Is there some reason that I'm not getting that we couldn't add functions to "string"? Just that it's considered bad form?

Though it wouldn't be able to add the optimizations I suggested in another message if you didn't modify Lua proper, so no, you can't start mid-string.

(3) Another standard library, say "utf8", but operating on userdata, e.g. ustr:sub(3,6). ustr:type() is 'utf8'. Creates a private code point address list. Pro: avoids cons of (1) and (2). Con: requires conversion to-from string.

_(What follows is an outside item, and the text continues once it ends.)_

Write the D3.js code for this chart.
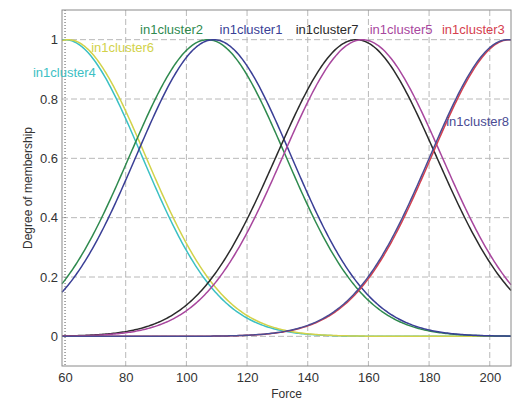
<!DOCTYPE html>
<html>
<head>
<meta charset="utf-8">
<script src="https://cdn.jsdelivr.net/npm/d3@7"></script>
<style>
  body { margin: 0; background: #fff; }
</style>
</head>
<body>
<div id="chart"></div>
<script>
// membership functions (gaussian): name, center, sigma
var clusters = ["in1cluster1", "in1cluster2", "in1cluster3", "in1cluster4", "in1cluster5", "in1cluster6", "in1cluster7", "in1cluster8"];
var centers  = [109, 107, 206.5, 60, 158, 61, 156, 206];
var sigmas   = [25.6, 25.8, 25.7, 25.4, 26.2, 25.6, 26.4, 25.7];
var colors   = ["#3a3f96", "#2f8a4f", "#d6404e", "#3cc0c4", "#a8479e", "#d2d24a", "#2b2b2b", "#4a4c94"];

// label anchors (data units)
var labelX = [121.3, 95.1, 194.6, 59.8, 170.8, 79.0, 146.4, 196.0];
var labelY = [1.034, 1.034, 1.034, 0.889, 1.034, 0.974, 1.034, 0.726];

var xTicks = [60, 80, 100, 120, 140, 160, 180, 200];
var yTicks = [0, 0.2, 0.4, 0.6, 0.8, 1];

var drawChart = function() {
    const width = 518, height = 404;
    const margin = {left: 62, right: 7, top: 10, bottom: 38};
    var fontFamily = "Liberation Sans, Arial, sans-serif";

    var svg = d3.select("#chart").append("svg")
        .attr("width", width)
        .attr("height", height)
        .style("background", "#fff");

    var x = d3.scaleLinear().domain([59, 207]).range([margin.left, width - margin.right]);
    var y = d3.scaleLinear().domain([-0.1, 1.1]).range([height - margin.bottom, margin.top]);

    // grid
    svg.append("g").selectAll("line.gx")
        .data(xTicks.slice(1))
        .join("line")
        .attr("x1", d => x(d)).attr("x2", d => x(d))
        .attr("y1", y(1.1)).attr("y2", y(-0.1))
        .attr("stroke", "#b8b8b8").attr("stroke-dasharray", "6,3");
    svg.append("g").selectAll("line.gy")
        .data(yTicks)
        .join("line")
        .attr("x1", x(59)).attr("x2", x(207))
        .attr("y1", d => y(d)).attr("y2", d => y(d))
        .attr("stroke", "#b8b8b8").attr("stroke-dasharray", "6,3");

    // dotted line at x = 60
    svg.append("line")
        .attr("x1", x(60)).attr("x2", x(60))
        .attr("y1", y(1.1)).attr("y2", y(-0.1))
        .attr("stroke", "#555").attr("stroke-dasharray", "1,2");

    // curves
    var xs = d3.range(59, 207.01, 0.5);
    var line = d3.line().x(d => x(d[0])).y(d => y(d[1]));
    var order = [3, 5, 1, 0, 6, 4, 2, 7];
    svg.append("g").selectAll("path")
        .data(order)
        .join("path")
        .attr("d", i => line(xs.map(v => [v, Math.exp(-Math.pow(v - centers[i], 2) / (2 * sigmas[i] * sigmas[i]))])))
        .attr("fill", "none")
        .attr("stroke", i => colors[i])
        .attr("stroke-width", 1.5);

    // frame
    svg.append("rect")
        .attr("x", x(59)).attr("y", y(1.1))
        .attr("width", x(207) - x(59)).attr("height", y(-0.1) - y(1.1))
        .attr("fill", "none").attr("stroke", "#8a8a8a");

    // labels
    svg.append("g").selectAll("text")
        .data(clusters)
        .join("text")
        .text(d => d)
        .attr("x", (d, i) => x(labelX[i]))
        .attr("y", (d, i) => y(labelY[i]))
        .attr("dy", "0.35em")
        .attr("text-anchor", "middle")
        .attr("font-family", fontFamily)
        .attr("font-size", 13)
        .attr("fill", (d, i) => colors[i]);

    // axes
    var xAxis = svg.append("g")
        .attr("transform", "translate(0," + y(-0.1) + ")")
        .call(d3.axisBottom(x).tickValues(xTicks).tickSize(0).tickPadding(7));
    var yAxis = svg.append("g")
        .attr("transform", "translate(" + x(59) + ",0)")
        .call(d3.axisLeft(y).tickValues(yTicks).tickSize(0).tickPadding(4).tickFormat(d3.format("~g")));
    [xAxis, yAxis].forEach(function(a) {
        a.select(".domain").remove();
        a.selectAll("text").attr("font-family", fontFamily).attr("font-size", 13).attr("fill", "#333");
    });

    svg.append("text")
        .text("Force")
        .attr("x", (x(59) + x(207)) / 2)
        .attr("y", 398)
        .attr("text-anchor", "middle")
        .attr("font-family", fontFamily)
        .attr("font-size", 12)
        .attr("fill", "#333");

    svg.append("text")
        .text("Degree of membership")
        .attr("transform", "translate(32," + (y(0.5)) + ") rotate(-90)")
        .attr("text-anchor", "middle")
        .attr("font-family", fontFamily)
        .attr("font-size", 12)
        .attr("fill", "#333");
};

window.addEventListener("load", drawChart);
</script>
</body>
</html>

One of the key advantages of using UTF-8 is that you're just manipulating strings, so not being able to convert trivially is annoying. Obviously it could have a __tostring function, though, so converting in that direction doesn't need to be painful. If only concatenation (..) would run __tostring on a table parameter, we'd be set with the userdata approach. And to convert the other direction, a short function name like "_u" could make that easy: _u"string to make a UTF-8 object out of".

I pretty much need such a function anyway, since the sane way to do internationalization is to put your strings in a table somewhere which gets switched based on your locale, so in the code I'll have:

_t "English version of the string."

...and then elsewhere I'll have a table:

{
["English version of the string."] = "A translation of the string to another language."
}

But your item [2] really kills all of these ideas. If we can't have ustr:match, we may as well compile Lua with 16-bit Unicode strings if our locale is fundamentally non-ASCII.

Yuck. I would suggest that 16-bit Unicode was NEVER a good idea. Not even counting combining characters, you can't even fit all of the Unicode code points in 16-bits (over 110,000 now [1]), so some of them take two words to store ("surrogate pairs"). This means that you can't reliably index a UTF-16 string using offsets, and direct indexing of characters is the only argument I've heard in favor of UTF-16.

Aside from that, apart from Windows, the rest of the world seems to be moving toward UTF-8 as a standard encoding. (I know that it's more complicated in some countries, but still it seems to be the general trend.)

Making the pattern matching work for UTF-8 strings wouldn't be rocket science. As was pointed out in another message, MOST of the patterns would work MOSTLY as-is. I bet it wouldn't take more than a few minor patches to make a version of match() that would work fine for UTF-8.